Another story I really enjoyed was Matthew M. Bartlett’s original and uneasy The Black Cheese. It’s a very subtle and understated pizza story (did I just really say that?), which walks a fine line between occult rituals and the inexplicable feeling of “wrongness” you get when you let something inside your home without knowing where it’s from or what it is really for. Michael Paul Gonzalez’ Upper Crust is another one that deserves mention. It’s much more straightforward than the aforementioned two, but it comes at your throat and quickly becomes a physically challenging read.

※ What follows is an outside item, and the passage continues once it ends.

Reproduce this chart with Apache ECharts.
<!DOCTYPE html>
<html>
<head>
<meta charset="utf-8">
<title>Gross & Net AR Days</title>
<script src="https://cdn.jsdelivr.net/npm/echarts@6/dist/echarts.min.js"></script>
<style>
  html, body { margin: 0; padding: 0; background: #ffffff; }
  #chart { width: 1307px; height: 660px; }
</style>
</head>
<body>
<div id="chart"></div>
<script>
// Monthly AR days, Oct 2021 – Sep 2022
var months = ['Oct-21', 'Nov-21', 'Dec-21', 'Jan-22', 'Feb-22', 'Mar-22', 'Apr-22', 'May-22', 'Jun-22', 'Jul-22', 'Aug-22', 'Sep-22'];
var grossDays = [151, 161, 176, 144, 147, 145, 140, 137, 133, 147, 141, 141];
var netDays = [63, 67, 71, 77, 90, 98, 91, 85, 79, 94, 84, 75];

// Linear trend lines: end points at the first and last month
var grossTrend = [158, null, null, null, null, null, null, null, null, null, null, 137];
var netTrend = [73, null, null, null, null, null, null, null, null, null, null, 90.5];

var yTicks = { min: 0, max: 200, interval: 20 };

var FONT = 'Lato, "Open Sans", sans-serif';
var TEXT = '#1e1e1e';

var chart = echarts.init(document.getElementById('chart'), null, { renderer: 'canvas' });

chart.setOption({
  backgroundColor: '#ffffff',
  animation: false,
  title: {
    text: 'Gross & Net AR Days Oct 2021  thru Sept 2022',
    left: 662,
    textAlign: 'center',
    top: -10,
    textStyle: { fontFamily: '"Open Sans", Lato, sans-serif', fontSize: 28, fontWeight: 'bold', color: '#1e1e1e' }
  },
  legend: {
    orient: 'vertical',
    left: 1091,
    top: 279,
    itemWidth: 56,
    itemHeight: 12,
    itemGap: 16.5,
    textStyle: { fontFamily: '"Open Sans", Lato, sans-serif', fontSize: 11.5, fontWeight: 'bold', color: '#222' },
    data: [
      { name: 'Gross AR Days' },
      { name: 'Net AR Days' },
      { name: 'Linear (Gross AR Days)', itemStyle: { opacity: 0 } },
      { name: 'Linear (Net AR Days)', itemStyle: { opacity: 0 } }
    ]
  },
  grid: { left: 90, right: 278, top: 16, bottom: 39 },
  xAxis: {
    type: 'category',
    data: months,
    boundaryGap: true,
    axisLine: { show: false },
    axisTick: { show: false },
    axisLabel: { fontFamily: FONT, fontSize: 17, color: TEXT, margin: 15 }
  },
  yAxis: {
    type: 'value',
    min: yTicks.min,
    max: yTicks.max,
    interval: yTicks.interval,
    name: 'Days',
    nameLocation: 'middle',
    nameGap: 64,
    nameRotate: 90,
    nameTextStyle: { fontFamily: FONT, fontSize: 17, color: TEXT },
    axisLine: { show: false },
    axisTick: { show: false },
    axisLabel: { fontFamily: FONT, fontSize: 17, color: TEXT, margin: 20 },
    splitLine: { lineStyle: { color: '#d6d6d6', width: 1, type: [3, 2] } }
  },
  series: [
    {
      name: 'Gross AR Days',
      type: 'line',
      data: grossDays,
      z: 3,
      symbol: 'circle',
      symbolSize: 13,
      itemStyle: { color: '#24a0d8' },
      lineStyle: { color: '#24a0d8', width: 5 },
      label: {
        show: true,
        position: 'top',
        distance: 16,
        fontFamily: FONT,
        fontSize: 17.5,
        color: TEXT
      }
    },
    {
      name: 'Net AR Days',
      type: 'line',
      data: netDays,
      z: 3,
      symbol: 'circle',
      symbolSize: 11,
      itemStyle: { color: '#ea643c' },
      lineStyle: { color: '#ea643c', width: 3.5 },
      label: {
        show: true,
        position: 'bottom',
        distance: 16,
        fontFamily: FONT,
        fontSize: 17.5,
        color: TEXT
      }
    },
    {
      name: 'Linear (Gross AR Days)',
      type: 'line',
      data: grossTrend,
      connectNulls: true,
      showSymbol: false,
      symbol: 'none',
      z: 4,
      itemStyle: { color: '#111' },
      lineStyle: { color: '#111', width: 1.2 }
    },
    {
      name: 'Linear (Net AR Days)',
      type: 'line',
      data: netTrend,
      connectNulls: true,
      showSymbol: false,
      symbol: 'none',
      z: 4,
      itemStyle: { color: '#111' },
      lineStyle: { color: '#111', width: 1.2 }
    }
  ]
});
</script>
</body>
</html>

Other short stories that deserve a shout out for being fun and disturbing in their own way: Tony McMillen’s Elude the Snood, Cody Goodfellow’s The Vegan Wendigo, Emma Alice Johnson’s Pizza_Gal_666, Joshua Chaplinsky’s superduperfuckingweird’s Cenobio Pizzeria and Izzy Lee’s Demons of 1994. These don’t have much in common except perhaps Goodfellow and Chaplinsky’s which both aim at alienating pizza from the stomachs of people eating it. Otherwise, it was simply fun to read stories that involve a setting so banal and comforting being rendered threatening in the crazy, overimaginative mind of horror writers.

I liked Tales from the Crust: An Anthology of Pizza Horror. I liked it better when the pizza itself was at the forefront the stories and not just an element shoved in there like an undesired extra topping. Whether the action happened around the pizza or literally ON it, if the story remained close enough to the pie that I could smell it, it would (in general) be successful. Tales from the Crust is coming out on August 27, but you should definitely pre-order it and warn your local pizzeria that you will call them a lot more for a period of one or two weeks. Because that book will make you hungry… for better or worse.